> **DATASET CONTENT**:
----
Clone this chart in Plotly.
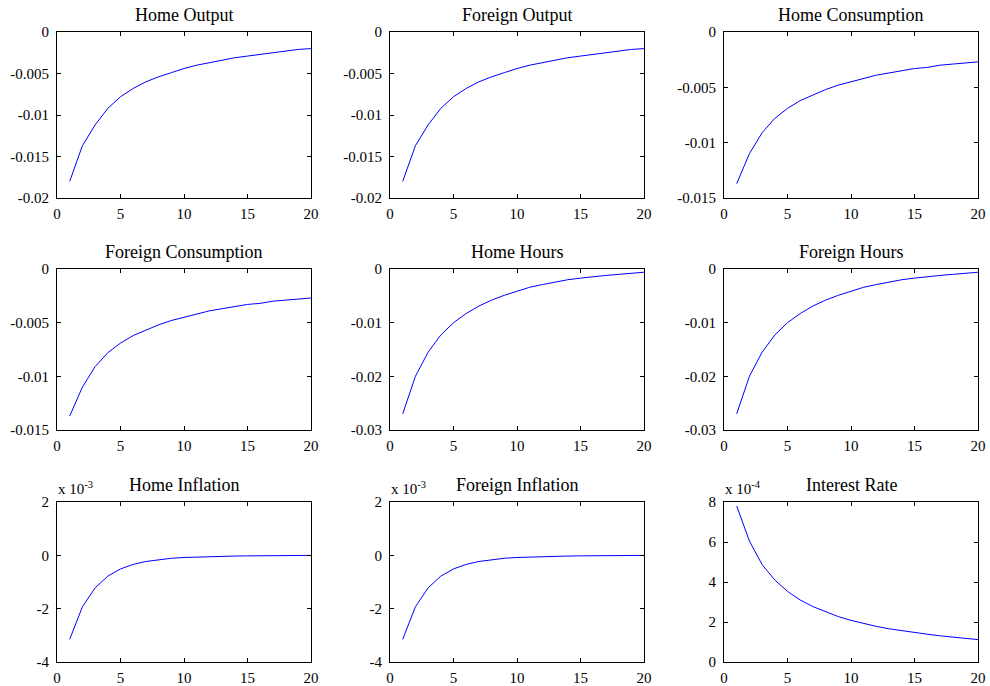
import plotly.graph_objects as go

periods = list(range(1, 21))

home_output = [-0.0180, -0.0137, -0.0112, -0.0092, -0.0078, -0.0068, -0.0060, -0.0054, -0.0049, -0.0044,
               -0.0040, -0.0037, -0.0034, -0.0031, -0.0029, -0.0027, -0.0025, -0.0023, -0.0021, -0.0020]
foreign_output = [-0.0180, -0.0137, -0.0112, -0.0092, -0.0078, -0.0068, -0.0060, -0.0054, -0.0049, -0.0044,
                  -0.0040, -0.0037, -0.0034, -0.0031, -0.0029, -0.0027, -0.0025, -0.0023, -0.0021, -0.0020]
home_consumption = [-0.0137, -0.0110, -0.0091, -0.0078, -0.0069, -0.0062, -0.0057, -0.0052, -0.0048, -0.0045,
                    -0.0042, -0.0039, -0.0037, -0.0035, -0.0033, -0.0032, -0.0030, -0.0029, -0.0028, -0.0027]
foreign_consumption = [-0.0137, -0.0110, -0.0091, -0.0078, -0.0069, -0.0062, -0.0057, -0.0052, -0.0048, -0.0045,
                       -0.0042, -0.0039, -0.0037, -0.0035, -0.0033, -0.0032, -0.0030, -0.0029, -0.0028, -0.0027]
home_hours = [-0.0270, -0.0200, -0.0155, -0.0123, -0.0100, -0.0083, -0.0069, -0.0058, -0.0049, -0.0041,
              -0.0034, -0.0029, -0.0024, -0.0020, -0.0017, -0.0014, -0.0012, -0.0010, -0.0008, -0.0006]
foreign_hours = [-0.0270, -0.0200, -0.0155, -0.0123, -0.0100, -0.0083, -0.0069, -0.0058, -0.0049, -0.0041,
                 -0.0034, -0.0029, -0.0024, -0.0020, -0.0017, -0.0014, -0.0012, -0.0010, -0.0008, -0.0006]
home_inflation = [-3.15e-3, -1.93e-3, -1.22e-3, -0.78e-3, -0.51e-3, -0.34e-3, -0.23e-3, -0.16e-3, -0.11e-3, -0.08e-3,
                  -0.06e-3, -0.045e-3, -0.035e-3, -0.027e-3, -0.020e-3, -0.015e-3, -0.010e-3, -0.007e-3, -0.004e-3, -0.002e-3]
foreign_inflation = [-3.15e-3, -1.93e-3, -1.22e-3, -0.78e-3, -0.51e-3, -0.34e-3, -0.23e-3, -0.16e-3, -0.11e-3, -0.08e-3,
                     -0.06e-3, -0.045e-3, -0.035e-3, -0.027e-3, -0.020e-3, -0.015e-3, -0.010e-3, -0.007e-3, -0.004e-3, -0.002e-3]
interest_rate = [7.80e-4, 6.05e-4, 4.87e-4, 4.10e-4, 3.53e-4, 3.10e-4, 2.77e-4, 2.50e-4, 2.27e-4, 2.08e-4,
                 1.92e-4, 1.78e-4, 1.66e-4, 1.56e-4, 1.47e-4, 1.39e-4, 1.31e-4, 1.24e-4, 1.18e-4, 1.12e-4]

titles = ["Home Output", "Foreign Output", "Home Consumption",
          "Foreign Consumption", "Home Hours", "Foreign Hours",
          "Home Inflation", "Foreign Inflation", "Interest Rate"]
series = [home_output, foreign_output, home_consumption,
          foreign_consumption, home_hours, foreign_hours,
          home_inflation, foreign_inflation, interest_rate]

x_ticks = [0, 5, 10, 15, 20]
x_labels = ["0", "5", "10", "15", "20"]

yt_output = [-0.02, -0.015, -0.01, -0.005, 0]
yl_output = ["-0.02", "-0.015", "-0.01", "-0.005", "0"]
yt_cons = [-0.015, -0.01, -0.005, 0]
yl_cons = ["-0.015", "-0.01", "-0.005", "0"]
yt_hours = [-0.03, -0.02, -0.01, 0]
yl_hours = ["-0.03", "-0.02", "-0.01", "0"]
yt_infl = [-0.004, -0.002, 0, 0.002]
yl_infl = ["-4", "-2", "0", "2"]
yt_rate = [0, 0.0002, 0.0004, 0.0006, 0.0008]
yl_rate = ["0", "2", "4", "6", "8"]

y_ticks = [yt_output, yt_output, yt_cons, yt_cons, yt_hours, yt_hours, yt_infl, yt_infl, yt_rate]
y_labels = [yl_output, yl_output, yl_cons, yl_cons, yl_hours, yl_hours, yl_infl, yl_infl, yl_rate]
exponents = [None, None, None, None, None, None, "-3", "-3", "-4"]

W, H = 990, 686
col_px = [(57, 311), (390, 644), (724, 978)]
row_px = [(32, 198), (269, 430), (502, 662)]

FONT = "Liberation Serif, Times New Roman, serif"

fig = go.Figure()
annotations = []
for i in range(9):
    r, c = divmod(i, 3)
    n = i + 1
    xa = "x" if n == 1 else f"x{n}"
    ya = "y" if n == 1 else f"y{n}"
    fig.add_trace(go.Scatter(x=periods, y=series[i], mode="lines",
                             line=dict(color="#0000FF", width=1),
                             xaxis=xa, yaxis=ya, showlegend=False, hoverinfo="skip"))
    x0, x1 = col_px[c]
    y0, y1 = row_px[r]
    yt = y_ticks[i]
    common = dict(showline=True, mirror="ticks", linecolor="black", linewidth=1,
                  ticks="inside", ticklen=4, tickcolor="black", showgrid=False,
                  zeroline=False, automargin=False,
                  tickfont=dict(family=FONT, size=15, color="black"))
    fig.layout[f"xaxis{'' if n == 1 else n}"] = dict(
        domain=[x0 / W, x1 / W], range=[0, 20], anchor=ya,
        tickmode="array", tickvals=x_ticks, ticktext=x_labels, ticklabelstandoff=2, **common)
    fig.layout[f"yaxis{'' if n == 1 else n}"] = dict(
        domain=[1 - y1 / H, 1 - y0 / H], range=[yt[0], yt[-1]], anchor=xa,
        tickmode="array", tickvals=yt, ticktext=y_labels[i], ticklabelstandoff=4, **common)
    annotations.append(dict(text=titles[i], xref="paper", yref="paper",
                            x=(x0 + x1) / 2 / W, y=1 - (y0 - 17) / H,
                            xanchor="center", yanchor="middle", showarrow=False,
                            font=dict(family=FONT, size=18, color="black")))
    if exponents[i]:
        annotations.append(dict(text=f"x 10<sup>{exponents[i]}</sup>", xref="paper", yref="paper",
                                x=x0 / W, y=1 - (y0 - 4) / H, xanchor="left", yanchor="bottom",
                                showarrow=False, borderpad=0,
                                font=dict(family=FONT, size=15, color="black")))

fig.update_layout(width=W, height=H, margin=dict(l=0, r=0, t=0, b=0, pad=0, autoexpand=False),
                  paper_bgcolor="white", plot_bgcolor="white",
                  annotations=annotations, hovermode=False)
fig.write_html("out.html", config={"displayModeBar": False},
               post_script="document.body.style.margin='0';document.body.style.overflow='hidden';")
----
> **EXERCISE DETAILS**:
Transcribe exactly, with no pictures, the lines running from the first line of the material through the line holding "periods = list(range(1, 21))".

> **RESPONSE TO THE EXERCISE**:
Clone this chart in Plotly.
import plotly.graph_objects as go

periods = list(range(1, 21))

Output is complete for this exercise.